Critical tip: Give the AI the full stack trace, not just the error message. Context matters. The AI can follow the call chain in ways that a one-line error message doesn’t allow.

Technique 2: Hypothesis-driven debugging

When the error is vague or there’s no clear stack trace — things like “the page loads slowly sometimes” or “the data is occasionally wrong” — switch to hypothesis mode.

The user list page intermittently shows stale data after a 
user is updated. The update API returns success, but the 
list page sometimes shows old values.

Read the relevant code and generate a list of hypotheses 
for what could cause this, ranked by likelihood.

A good AI tool will come back with something like:

Cache invalidation — the list query might be cached and not invalidated after updates
Race condition — the update and list fetch might be hitting different database replicas
Optimistic UI not synced — the frontend might be showing cached React Query data
Event ordering — if using events, the read model might not be updated yet

Each hypothesis is testable. Now you’re debugging systematically instead of thrashing.
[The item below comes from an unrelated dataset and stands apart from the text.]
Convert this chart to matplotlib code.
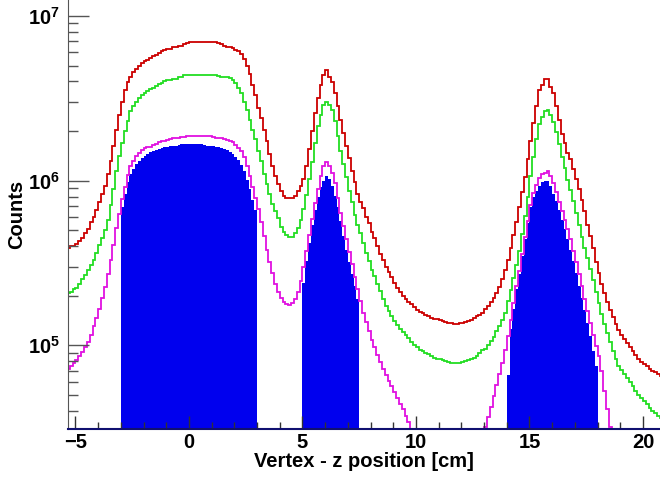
import matplotlib
matplotlib.use("Agg")
import matplotlib.pyplot as plt
from matplotlib.ticker import FixedLocator, FuncFormatter, LogLocator, MultipleLocator
import numpy as np

# histogram binning (cm)
bin_lo = -5.5
bin_width = 0.125

red = [3.9e5, 3.9e5, 4.0e5, 4.0e5, 4.1e5, 4.3e5, 4.5e5, 4.8e5, 5.1e5, 5.6e5,
       6.0e5, 6.6e5, 7.4e5, 8.3e5, 9.3e5, 1.10e6, 1.32e6, 1.62e6, 2.04e6, 2.51e6,
       3.02e6, 3.55e6, 3.98e6, 4.27e6, 4.57e6, 4.79e6, 5.0e6, 5.2e6, 5.3e6, 5.4e6,
       5.55e6, 5.7e6, 5.8e6, 5.95e6, 6.1e6, 6.17e6, 6.3e6, 6.3e6, 6.45e6, 6.45e6,
       6.6e6, 6.6e6, 6.75e6, 6.85e6, 6.9e6, 6.9e6, 6.9e6, 6.9e6, 6.9e6, 6.9e6,
       6.9e6, 6.9e6, 6.9e6, 6.9e6, 6.85e6, 6.75e6, 6.6e6, 6.5e6, 6.45e6, 6.4e6,
       6.25e6, 6.1e6, 5.9e6, 5.5e6, 5.0e6, 4.47e6, 3.8e6, 3.3e6, 2.75e6, 2.4e6,
       2.04e6, 1.74e6, 1.45e6, 1.23e6, 1.07e6, 9.5e5, 8.7e5, 8.1e5, 7.85e5, 7.8e5,
       7.8e5, 8.1e5, 8.7e5, 9.3e5, 1.02e6, 1.23e6, 1.55e6, 2.0e6, 2.57e6, 3.16e6,
       3.8e6, 4.4e6, 4.68e6, 4.27e6, 3.98e6, 3.39e6, 2.82e6, 2.34e6, 1.95e6, 1.62e6,
       1.38e6, 1.15e6, 9.8e5, 8.3e5, 7.4e5, 6.8e5, 6.0e5, 5.5e5, 4.9e5, 4.5e5,
       4.0e5, 3.6e5, 3.3e5, 3.0e5, 2.8e5, 2.6e5, 2.4e5, 2.24e5, 2.1e5, 2.0e5,
       1.9e5, 1.82e5, 1.78e5, 1.70e5, 1.64e5, 1.6e5, 1.57e5, 1.53e5, 1.5e5, 1.47e5,
       1.45e5, 1.44e5, 1.42e5, 1.40e5, 1.39e5, 1.37e5, 1.36e5, 1.35e5, 1.35e5, 1.36e5,
       1.37e5, 1.39e5, 1.40e5, 1.43e5, 1.46e5, 1.50e5, 1.53e5, 1.58e5, 1.66e5, 1.74e5,
       1.82e5, 1.93e5, 2.07e5, 2.26e5, 2.54e5, 2.88e5, 3.31e5, 3.89e5, 4.68e5, 5.62e5,
       6.92e5, 8.51e5, 1.05e6, 1.35e6, 1.74e6, 2.24e6, 2.82e6, 3.55e6, 3.8e6, 4.12e6,
       4.17e6, 3.72e6, 3.39e6, 2.82e6, 2.34e6, 1.91e6, 1.70e6, 1.48e6, 1.35e6, 1.17e6,
       1.02e6, 8.9e5, 7.6e5, 6.5e5, 5.4e5, 4.6e5, 3.9e5, 3.2e5, 2.75e5, 2.34e5,
       2.09e5, 1.84e5, 1.64e5, 1.48e5, 1.35e5, 1.24e5, 1.16e5, 1.09e5, 1.03e5, 9.7e4,
       9.2e4, 8.7e4, 8.3e4, 7.9e4, 7.7e4, 7.45e4, 7.2e4, 7.0e4, 6.85e4, 6.7e4,
       6.5e4, 6.4e4]

green = [2.04e5, 2.07e5, 2.11e5, 2.19e5, 2.24e5, 2.34e5, 2.51e5, 2.66e5, 2.85e5, 3.09e5,
         3.31e5, 3.63e5, 4.07e5, 4.47e5, 5.0e5, 5.75e5, 7.1e5, 8.9e5, 1.15e6, 1.41e6,
         1.70e6, 2.0e6, 2.29e6, 2.63e6, 2.82e6, 3.02e6, 3.16e6, 3.31e6, 3.39e6, 3.5e6,
         3.6e6, 3.67e6, 3.76e6, 3.85e6, 3.94e6, 4.0e6, 4.07e6, 4.07e6, 4.17e6, 4.17e6,
         4.27e6, 4.27e6, 4.37e6, 4.37e6, 4.37e6, 4.37e6, 4.37e6, 4.37e6, 4.37e6, 4.37e6,
         4.37e6, 4.37e6, 4.37e6, 4.37e6, 4.32e6, 4.27e6, 4.27e6, 4.27e6, 4.22e6, 4.07e6,
         3.89e6, 3.63e6, 3.39e6, 3.02e6, 2.69e6, 2.34e6, 2.04e6, 1.78e6, 1.51e6, 1.32e6,
         1.10e6, 9.5e5, 8.3e5, 7.2e5, 6.5e5, 5.9e5, 5.25e5, 4.9e5, 4.68e5, 4.57e5,
         4.57e5, 4.79e5, 5.13e5, 5.75e5, 6.76e5, 8.13e5, 1.02e6, 1.29e6, 1.70e6, 2.14e6,
         2.51e6, 2.88e6, 3.02e6, 2.88e6, 2.69e6, 2.29e6, 1.86e6, 1.51e6, 1.26e6, 1.05e6,
         8.7e5, 7.4e5, 6.2e5, 5.4e5, 4.8e5, 4.2e5, 3.63e5, 3.24e5, 2.88e5, 2.63e5,
         2.34e5, 2.14e5, 1.91e5, 1.74e5, 1.62e5, 1.50e5, 1.40e5, 1.32e5, 1.26e5, 1.20e5,
         1.15e5, 1.10e5, 1.05e5, 1.0e5, 9.8e4, 9.4e4, 9.2e4, 9.0e4, 8.8e4, 8.6e4,
         8.4e4, 8.3e4, 8.2e4, 8.1e4, 8.0e4, 7.9e4, 7.8e4, 7.8e4, 7.8e4, 7.8e4,
         7.9e4, 8.0e4, 8.1e4, 8.2e4, 8.4e4, 8.6e4, 9.0e4, 9.3e4, 9.5e4, 1.0e5,
         1.06e5, 1.13e5, 1.22e5, 1.31e5, 1.42e5, 1.58e5, 1.85e5, 2.17e5, 2.57e5, 3.09e5,
         3.76e5, 4.73e5, 6.1e5, 7.94e5, 1.07e6, 1.40e6, 1.80e6, 2.21e6, 2.45e6, 2.66e6,
         2.69e6, 2.51e6, 2.26e6, 1.97e6, 1.66e6, 1.40e6, 1.19e6, 1.01e6, 8.8e5, 7.5e5,
         6.4e5, 5.4e5, 4.57e5, 3.89e5, 3.39e5, 2.92e5, 2.48e5, 2.11e5, 1.80e5, 1.55e5,
         1.35e5, 1.19e5, 1.05e5, 9.2e4, 8.2e4, 7.5e4, 7.1e4, 6.7e4, 6.3e4, 6.0e4,
         5.65e4, 5.3e4, 5.0e4, 4.8e4, 4.57e4, 4.37e4, 4.17e4, 4.0e4, 3.86e4, 3.73e4,
         3.6e4, 3.5e4]

magenta = [7.1e4, 7.2e4, 7.45e4, 7.8e4, 8.1e4, 8.55e4, 9.05e4, 9.7e4, 1.05e5, 1.16e5,
           1.30e5, 1.47e5, 1.67e5, 1.93e5, 2.26e5, 2.69e5, 3.29e5, 4.07e5, 5.13e5, 6.31e5,
           7.7e5, 9.2e5, 1.08e6, 1.22e6, 1.32e6, 1.41e6, 1.48e6, 1.53e6, 1.57e6, 1.59e6,
           1.61e6, 1.64e6, 1.68e6, 1.71e6, 1.73e6, 1.75e6, 1.77e6, 1.79e6, 1.81e6, 1.82e6,
           1.82e6, 1.83e6, 1.85e6, 1.86e6, 1.86e6, 1.86e6, 1.86e6, 1.86e6, 1.86e6, 1.86e6,
           1.86e6, 1.86e6, 1.85e6, 1.82e6, 1.82e6, 1.81e6, 1.79e6, 1.77e6, 1.75e6, 1.71e6,
           1.65e6, 1.58e6, 1.51e6, 1.39e6, 1.22e6, 1.06e6, 9.2e5, 7.85e5, 6.7e5, 5.6e5,
           4.6e5, 3.8e5, 3.2e5, 2.74e5, 2.36e5, 2.1e5, 1.94e5, 1.83e5, 1.77e5, 1.76e5,
           1.80e5, 1.91e5, 2.12e5, 2.47e5, 3.0e5, 3.72e5, 4.68e5, 5.85e5, 7.3e5, 8.9e5,
           1.07e6, 1.23e6, 1.29e6, 1.23e6, 1.12e6, 9.7e5, 7.85e5, 6.4e5, 5.3e5, 4.4e5,
           3.69e5, 3.1e5, 2.61e5, 2.2e5, 1.85e5, 1.58e5, 1.38e5, 1.22e5, 1.08e5, 9.7e4,
           8.75e4, 7.9e4, 7.2e4, 6.6e4, 6.1e4, 5.65e4, 5.2e4, 4.8e4, 4.4e4, 4.1e4,
           3.7e4, 3.4e4, 3.1e4, 2.8e4, 2.6e4, 2.4e4, 2.2e4, 2.07e4, 1.93e4, 1.81e4,
           1.71e4, 1.62e4, 1.55e4, 1.49e4, 1.44e4, 1.40e4, 1.39e4, 1.39e4, 1.40e4, 1.44e4,
           1.49e4, 1.57e4, 1.68e4, 1.82e4, 2.0e4, 2.2e4, 2.48e4, 2.8e4, 3.18e4, 3.65e4,
           4.24e4, 4.9e4, 5.7e4, 6.7e4, 7.85e4, 9.4e4, 1.14e5, 1.42e5, 1.81e5, 2.28e5,
           2.83e5, 3.56e5, 4.54e5, 5.7e5, 7.1e5, 8.4e5, 9.4e5, 1.03e6, 1.09e6, 1.12e6,
           1.15e6, 1.06e6, 9.7e5, 8.5e5, 7.4e5, 6.5e5, 5.8e5, 5.1e5, 4.4e5, 3.76e5,
           3.2e5, 2.7e5, 2.28e5, 1.91e5, 1.61e5, 1.36e5, 1.16e5, 9.9e4, 8.55e4, 6.95e4,
           5.3e4, 4.1e4, 3.2e4, 2.6e4, 2.17e4, 1.88e4, 1.68e4, 1.51e4, 1.38e4, 1.27e4,
           1.19e4, 1.11e4, 1.05e4, 1.0e4, 9.5e3, 9.2e3, 8.9e3, 8.55e3, 8.3e3, 8.0e3,
           7.85e3, 7.7e3]

# selected vertices (filled); 0 = outside the cuts
blue = [0, 0, 0, 0, 0, 0, 0, 0, 0, 0,
        0, 0, 0, 0, 0, 0, 0, 0, 0, 0,
        # -3.0 .. 3.0 cm
        6.9e5, 8.3e5, 9.8e5, 1.10e6, 1.17e6, 1.26e6, 1.32e6, 1.38e6, 1.42e6, 1.46e6,
        1.50e6, 1.52e6, 1.54e6, 1.56e6, 1.57e6, 1.59e6, 1.61e6, 1.62e6, 1.62e6, 1.63e6,
        1.65e6, 1.66e6, 1.66e6, 1.66e6, 1.66e6, 1.66e6, 1.66e6, 1.66e6, 1.66e6, 1.65e6,
        1.63e6, 1.62e6, 1.62e6, 1.61e6, 1.59e6, 1.57e6, 1.56e6, 1.53e6, 1.50e6, 1.45e6,
        1.40e6, 1.33e6, 1.24e6, 1.14e6, 1.01e6, 8.9e5, 7.6e5, 6.6e5,
        0, 0, 0, 0, 0, 0, 0, 0, 0, 0, 0, 0, 0, 0, 0, 0,
        # 5.0 .. 7.5 cm
        2.4e5, 3.24e5, 4.17e5, 5.37e5, 6.6e5, 7.9e5, 9.1e5, 1.0e6, 1.07e6, 1.02e6,
        9.3e5, 8.1e5, 6.9e5, 5.7e5, 4.6e5, 3.8e5, 3.2e5, 2.7e5, 2.28e5, 1.9e5,
        0, 0, 0, 0, 0, 0, 0, 0, 0, 0,
        0, 0, 0, 0, 0, 0, 0, 0, 0, 0,
        0, 0, 0, 0, 0, 0, 0, 0, 0, 0,
        0, 0, 0, 0, 0, 0, 0, 0, 0, 0,
        0, 0, 0, 0, 0, 0, 0, 0, 0, 0,
        0, 0,
        # 14.0 .. 18.0 cm
        6.6e4, 1.26e5, 1.66e5, 2.19e5, 2.7e5, 3.5e5, 4.4e5, 5.5e5, 6.9e5, 7.9e5,
        8.7e5, 9.3e5, 9.8e5, 1.0e6, 1.0e6, 9.3e5, 8.3e5, 7.5e5, 6.6e5, 5.8e5,
        5.1e5, 4.4e5, 3.8e5, 3.25e5, 2.74e5, 2.3e5, 1.94e5, 1.63e5, 1.37e5, 1.14e5,
        9.2e4, 7.5e4,
        0, 0, 0, 0, 0, 0, 0, 0, 0, 0,
        0, 0, 0, 0, 0, 0, 0, 0, 0, 0,
        0, 0, 0, 0]

plt.rcParams["font.family"] = ["Liberation Sans", "DejaVu Sans"]
plt.rcParams["font.weight"] = "bold"
plt.rcParams["mathtext.fontset"] = "custom"
plt.rcParams["mathtext.rm"] = "Liberation Sans:bold"
plt.rcParams["mathtext.bf"] = "Liberation Sans:bold"

edges = bin_lo + bin_width * np.arange(len(red) + 1)
ymin, ymax = 3.1e4, 1.25e7

fig = plt.figure(figsize=(6.6, 4.79), dpi=100)
ax = fig.add_axes([68 / 660, 50 / 479, 592 / 660, 429 / 479])

# blue fill: one filled step patch per contiguous selected range
b = np.asarray(blue, dtype=float)
on = b > 0
starts = np.flatnonzero(on & ~np.r_[False, on[:-1]])
stops = np.flatnonzero(on & ~np.r_[on[1:], False]) + 1
for s, e in zip(starts, stops):
    ax.stairs(b[s:e], edges[s:e + 1], fill=True, baseline=1.0,
              color="#0000ee", lw=0)

ax.stairs(magenta, edges, baseline=None, color="#e010e0", lw=1.3)
ax.stairs(green, edges, baseline=None, color="#22dd22", lw=1.3)
ax.stairs(red, edges, baseline=None, color="#cc0000", lw=1.3)

ax.set_yscale("log")
ax.set_ylim(ymin, ymax)
ax.set_xlim(-5.33, 20.75)

for side in ("top", "right"):
    ax.spines[side].set_visible(False)
ax.spines["left"].set_color("#555555")
ax.spines["bottom"].set_color("#101070")
ax.spines["bottom"].set_linewidth(1.5)

ax.xaxis.set_major_locator(MultipleLocator(5))
ax.xaxis.set_minor_locator(MultipleLocator(1))
ax.yaxis.set_major_locator(FixedLocator([1e5, 1e6, 1e7]))
ax.yaxis.set_minor_locator(LogLocator(base=10, subs=np.arange(2, 10)))
ax.yaxis.set_major_formatter(FuncFormatter(lambda v, p: r"$10^{%d}$" % round(np.log10(v))))
ax.yaxis.set_minor_formatter(FuncFormatter(lambda v, p: ""))

ax.tick_params(axis="y", which="major", direction="in", length=15, width=1,
               color="#555555", labelsize=14.5, pad=6)
ax.tick_params(axis="y", which="minor", direction="in", length=7, width=1, color="#555555")
ax.tick_params(axis="x", which="major", direction="in", length=9.5, width=1,
               color="#333333", labelsize=14.5, pad=3)
ax.tick_params(axis="x", which="minor", direction="in", length=5, width=1, color="#333333")

ax.set_xlabel("Vertex - z position [cm]", fontsize=14.5, fontweight="bold", labelpad=0)
ax.set_ylabel("Counts", fontsize=14.5, fontweight="bold")
ax.yaxis.set_label_coords(-0.07, 0.5)

fig.savefig("out.png", dpi=100)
Technique 3: The rubber duck on steroids

The classic rubber duck debugging technique works because explaining the problem forces you to think clearly. AI makes this dramatically more powerful because the duck talks back.
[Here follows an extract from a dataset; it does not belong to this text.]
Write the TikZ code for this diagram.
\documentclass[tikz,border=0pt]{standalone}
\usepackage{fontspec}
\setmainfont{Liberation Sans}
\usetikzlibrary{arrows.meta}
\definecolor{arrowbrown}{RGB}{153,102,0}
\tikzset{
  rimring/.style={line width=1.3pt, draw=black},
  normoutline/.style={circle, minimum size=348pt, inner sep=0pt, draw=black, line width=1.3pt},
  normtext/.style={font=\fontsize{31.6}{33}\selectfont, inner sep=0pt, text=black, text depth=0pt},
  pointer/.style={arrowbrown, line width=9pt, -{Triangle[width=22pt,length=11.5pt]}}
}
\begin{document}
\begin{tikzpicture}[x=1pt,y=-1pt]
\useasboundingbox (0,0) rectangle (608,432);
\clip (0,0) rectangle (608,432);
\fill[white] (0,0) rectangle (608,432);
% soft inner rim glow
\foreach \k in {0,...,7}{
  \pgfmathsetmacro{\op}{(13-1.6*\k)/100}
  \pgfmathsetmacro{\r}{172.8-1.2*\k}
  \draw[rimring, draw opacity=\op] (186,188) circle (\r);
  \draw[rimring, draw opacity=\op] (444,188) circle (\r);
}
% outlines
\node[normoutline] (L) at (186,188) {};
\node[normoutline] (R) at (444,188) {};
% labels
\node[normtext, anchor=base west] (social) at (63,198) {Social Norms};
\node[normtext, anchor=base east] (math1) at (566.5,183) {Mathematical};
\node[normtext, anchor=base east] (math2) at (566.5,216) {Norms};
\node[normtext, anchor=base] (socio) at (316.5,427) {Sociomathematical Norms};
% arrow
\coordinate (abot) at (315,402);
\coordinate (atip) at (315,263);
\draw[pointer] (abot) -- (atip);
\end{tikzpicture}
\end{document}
I'm going to walk you through what this function does, line 
by line. Stop me when something doesn't make sense or could 
be the bug.

The processPayment function receives a PaymentRequest object...

As you explain, the AI catches things:

“You’re checking amount > 0 but the type allows null — should that be amount != null && amount > 0?”
“This catch block logs the error but doesn’t re-throw or return an error response. The caller won’t know the payment failed.”
“You’re using == instead of === on line 34, which would make '0' equal to 0.”

You would have caught these eventually. The AI catches them in minutes instead of hours.

Technique 4: Systematic test generation

When you know something is broken but can’t reproduce it, have the AI generate targeted test cases:

The calculateDiscount function in src/pricing/discounts.ts 
is producing wrong results for some inputs. I haven't been 
able to identify which inputs.

Read the function, identify edge cases and boundary 
conditions, and write test cases that would expose bugs.

The AI will generate tests for:

Zero and negative amounts
Boundary values around discount tiers
Floating point precision issues
Null/undefined inputs
Concurrent discount combinations
Maximum values and overflow scenarios

Run them. The failing tests tell you exactly where the bug lives.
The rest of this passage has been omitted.